Maui Mayor Alan Arakawa sent a letter to state regulators on Tuesday urging them not to allow Maui Electric Co. to recoup $800,000 in costs from ratepayers for developing long-term energy plans. 

A 68-member community advisory group has met for a year to assist the utilities in coming up with five-year energy plans. The utilities on Maui, Oahu and the Big Island submitted their final plans to Hawaii’s Public Utilities Commission last week. 

But members of the group have complained that utility officials didn’t do their part in providing them with information in a timely manner and that some of the information showing up in the final report they had never seen before. 

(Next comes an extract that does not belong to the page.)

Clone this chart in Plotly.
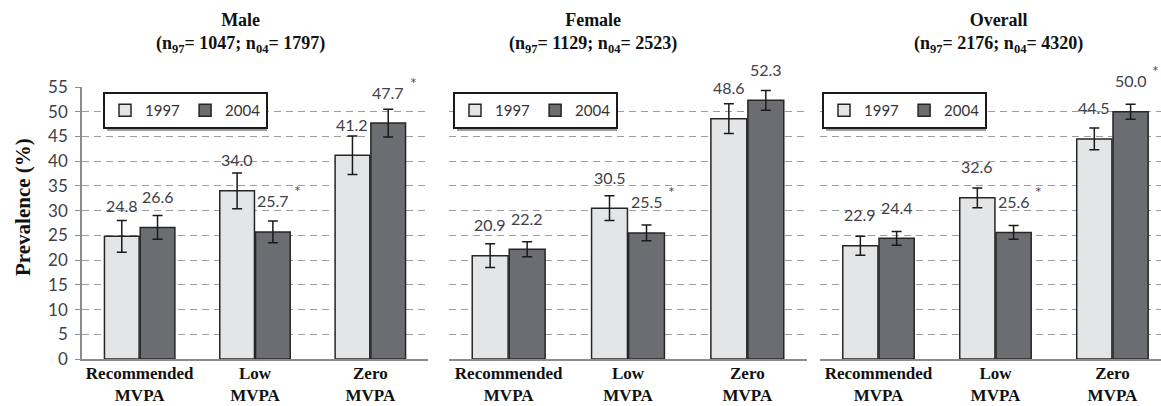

Arakawa says that MECO didn’t abide by the planning framework laid out by the PUC. 

“The MECO action plan does not respect community input received at countless public hearings,” wrote Arakawa. 

He adds, “Before each deadline there is a last minute deluge of information on the IRPAG members, all of whom are forced to read carefully to see what surprises they will find in the materials.”

HECO spokesman Darren Pai said in a prepared statement that the utility respects Arakawa’s opinions and shares his commitment to clean energy. 

“It’s important to note that this is the first year that Integrated Resource Planning is going through a new PUC-approved process and given the many different ideas and the number of parties involved, it’s understandable that there are differing expectations,” wrote Pai.